(Description of the task): Filter the lines below, copying only those with the string "chart".

[START OF Data shown]

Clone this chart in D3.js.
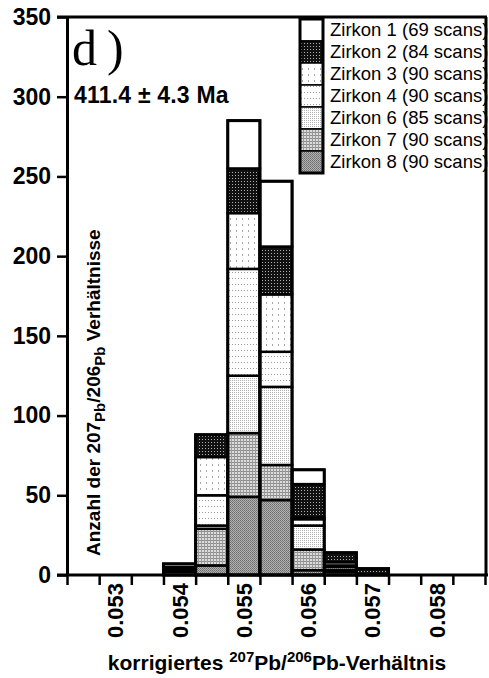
<!DOCTYPE html>
<html>
<head>
<meta charset="utf-8">
<script src="https://cdn.jsdelivr.net/npm/d3@7"></script>
<style>
  html, body { margin: 0; padding: 0; background: #fff; }
  svg { display: block; }
  text { font-family: "Liberation Sans", Arial, sans-serif; }
</style>
</head>
<body>
<svg id="chart" width="489" height="678"></svg>
<script>
// ---- data ----
const binCenters = [0.0540, 0.0545, 0.0550, 0.0555, 0.0560, 0.0565, 0.0570];
const binWidth = 0.0005;
const zirkon1 = [0, 0, 30, 41, 9, 0, 0];
const zirkon2 = [0, 14, 28, 30, 21, 6, 4];
const zirkon3 = [2, 24, 35, 36, 1, 2, 0];
const zirkon4 = [1, 19, 67, 22, 4, 1, 0];
const zirkon6 = [1, 2, 36, 49, 15, 2, 0];
const zirkon7 = [1, 23, 40, 22, 13, 1, 0];
const zirkon8 = [2, 6, 49, 47, 3, 2, 0];
const legendLabels = ["Zirkon 1 (69 scans)", "Zirkon 2 (84 scans)", "Zirkon 3 (90 scans)",
  "Zirkon 4 (90 scans)", "Zirkon 6 (85 scans)", "Zirkon 7 (90 scans)", "Zirkon 8 (90 scans)"];
const yTicks = [0, 50, 100, 150, 200, 250, 300, 350];
const xTickLabels = [0.053, 0.054, 0.055, 0.056, 0.057, 0.058];

const seriesKeys = ["z8", "z7", "z6", "z4", "z3", "z2", "z1"]; // bottom -> top
const seriesData = { z1: zirkon1, z2: zirkon2, z3: zirkon3, z4: zirkon4, z6: zirkon6, z7: zirkon7, z8: zirkon8 };
const legendKeys = ["z1", "z2", "z3", "z4", "z6", "z7", "z8"];

const table = binCenters.map((c, i) => {
  const row = { center: c };
  seriesKeys.forEach(k => row[k] = seriesData[k][i]);
  return row;
});

// ---- svg / scales ----
const svg = d3.select("#chart");
const pLeft = 67, pRight = 485, pTop = 17, pBottom = 575;
const x = d3.scaleLinear().domain([0.05225, 0.05875]).range([pLeft, pRight]);
const y = d3.scaleLinear().domain([0, 350]).range([pBottom, pTop]);

// ---- patterns ----
const defs = svg.append("defs");
function pat(id, w, h, bg, dots) {
  const p = defs.append("pattern").attr("id", id).attr("patternUnits", "userSpaceOnUse")
    .attr("width", w).attr("height", h);
  p.append("rect").attr("width", w).attr("height", h).attr("fill", bg);
  dots.forEach(d => p.append("rect").attr("x", d[0]).attr("y", d[1])
    .attr("width", d[2]).attr("height", d[3]).attr("fill", d[4]).attr("shape-rendering", "crispEdges"));
}
pat("p_z1", 4, 4, "#ffffff", []);
pat("p_z2", 3, 3, "#111111", [[1, 1, 1, 1, "#b0b0b0"]]);
pat("p_z3", 6, 6, "#ffffff", [[2, 2, 1, 2, "#a8a8a8"]]);
pat("p_z4", 3, 6, "#ffffff", [[1, 2, 1, 1, "#9a9a9a"]]);
pat("p_z6", 2, 2, "#ffffff", [[0, 0, 1, 1, "#b4b4b4"]]);
pat("p_z7", 3, 3, "#dcdcdc", [[0, 0, 3, 1, "#8c8c8c"], [0, 0, 1, 3, "#9a9a9a"]]);
pat("p_z8", 2, 2, "#b0b0b0", [[0, 0, 1, 1, "#6e6e6e"], [1, 1, 1, 1, "#7e7e7e"]]);

// ---- stacked bars ----
const stack = d3.stack().keys(seriesKeys)(table);
const barG = svg.append("g");
stack.forEach(layer => {
  barG.selectAll(null).data(layer.filter(d => d[1] - d[0] > 0)).enter().append("rect")
    .attr("x", d => x(d.data.center - binWidth / 2))
    .attr("width", d => x(d.data.center + binWidth / 2) - x(d.data.center - binWidth / 2))
    .attr("y", d => y(d[1]))
    .attr("height", d => y(d[0]) - y(d[1]))
    .attr("fill", "url(#p_" + layer.key + ")")
    .attr("stroke", "#000").attr("stroke-width", 2.5);
});
// outline of each bar
const totalOf = d => seriesKeys.reduce((s, k) => s + d[k], 0);
barG.selectAll(null).data(table).enter().append("rect")
  .attr("x", d => x(d.center - binWidth / 2))
  .attr("width", d => x(d.center + binWidth / 2) - x(d.center - binWidth / 2))
  .attr("y", d => y(totalOf(d)))
  .attr("height", d => pBottom - y(totalOf(d)))
  .attr("fill", "none").attr("stroke", "#000").attr("stroke-width", 3);

// ---- axes ----
const yAxis = d3.axisLeft(y).tickValues(yTicks).tickSize(10).tickSizeOuter(0).tickPadding(6);
const gy = svg.append("g").attr("transform", `translate(${pLeft},0)`).call(yAxis);
gy.select(".domain").attr("stroke-width", 3);
gy.selectAll(".tick line").attr("stroke-width", 2.5);
gy.selectAll(".tick text").attr("font-size", 23).attr("font-weight", "bold")
  .attr("font-family", "Liberation Sans, Arial, sans-serif").attr("fill", "#000");

const edgeTicks = d3.range(0, 14).map(i => 0.05225 + i * binWidth);
const xAxis = d3.axisBottom(x).tickValues(edgeTicks).tickSize(10).tickSizeOuter(0).tickFormat("");
const gx = svg.append("g").attr("transform", `translate(0,${pBottom})`).call(xAxis);
gx.select(".domain").attr("stroke-width", 3).attr("d", `M${pLeft - 10},0H${pRight + 3}`);
gx.selectAll(".tick line").attr("stroke-width", 2.5);

// rotated tick labels at bin centres
svg.append("g").selectAll("text").data(xTickLabels).enter().append("text")
  .attr("transform", d => `translate(${x(d) + 8},583) rotate(-90)`)
  .attr("text-anchor", "end")
  .attr("font-size", 22).attr("font-weight", "bold")
  .text(d => d3.format(".3f")(d));

// frame: top & right
svg.append("line").attr("x1", pLeft - 10).attr("x2", pRight + 2).attr("y1", pTop).attr("y2", pTop)
  .attr("stroke", "#000").attr("stroke-width", 3);
svg.append("line").attr("x1", pRight + 1).attr("x2", pRight + 1).attr("y1", pTop).attr("y2", pBottom)
  .attr("stroke", "#000").attr("stroke-width", 3);

// ---- legend ----
const lg = svg.append("g");
const lx = 300, ly = 19, lw = 23, lh = 22;
legendKeys.forEach((k, i) => {
  lg.append("rect").attr("x", lx).attr("y", ly + i * lh).attr("width", lw).attr("height", lh)
    .attr("fill", "url(#p_" + k + ")").attr("stroke", "#000").attr("stroke-width", 1.5);
  lg.append("text").attr("x", lx + 30).attr("y", ly + i * lh + 17)
    .attr("font-size", 18.5).text(legendLabels[i]);
});
lg.append("rect").attr("x", lx).attr("y", ly).attr("width", lw).attr("height", lh * legendKeys.length)
  .attr("fill", "none").attr("stroke", "#000").attr("stroke-width", 3);

// ---- annotations ----
svg.append("text").attr("x", 72).attr("y", 65)
  .attr("font-size", 50)
  .style("font-family", "'Liberation Serif', 'Times New Roman', serif")
  .text("d\u2009)");
svg.append("text").attr("x", 74).attr("y", 103).attr("font-size", 23).attr("font-weight", "bold")
  .attr("letter-spacing", 0.2)
  .text("411.4 \u00b1 4.3 Ma");

// y-axis title (rotated, inside plot)
const yt = svg.append("text").attr("transform", "translate(100,556) rotate(-90)")
  .attr("font-size", 19).attr("font-weight", "bold");
yt.append("tspan").text("Anzahl der 207");
yt.append("tspan").attr("font-size", 15).attr("dy", 5).text("Pb");
yt.append("tspan").attr("dy", -5).text("/206");
yt.append("tspan").attr("font-size", 15).attr("dy", 5).text("Pb");
yt.append("tspan").attr("dy", -5).text(" Verh\u00e4ltnisse");

// x-axis title
const xt = svg.append("text").attr("x", 277).attr("y", 670).attr("text-anchor", "middle")
  .attr("font-size", 21).attr("font-weight", "bold");
xt.append("tspan").text("korrigiertes ");
xt.append("tspan").attr("font-size", 15).attr("dy", -8).text("207");
xt.append("tspan").attr("dy", 8).text("Pb/");
xt.append("tspan").attr("font-size", 15).attr("dy", -8).text("206");
xt.append("tspan").attr("dy", 8).text("Pb-Verh\u00e4ltnis");
</script>
</body>
</html>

[END OF Data shown]

(Written response):
Clone this chart in D3.js.
<svg id="chart" width="489" height="678"></svg>
const svg = d3.select("#chart");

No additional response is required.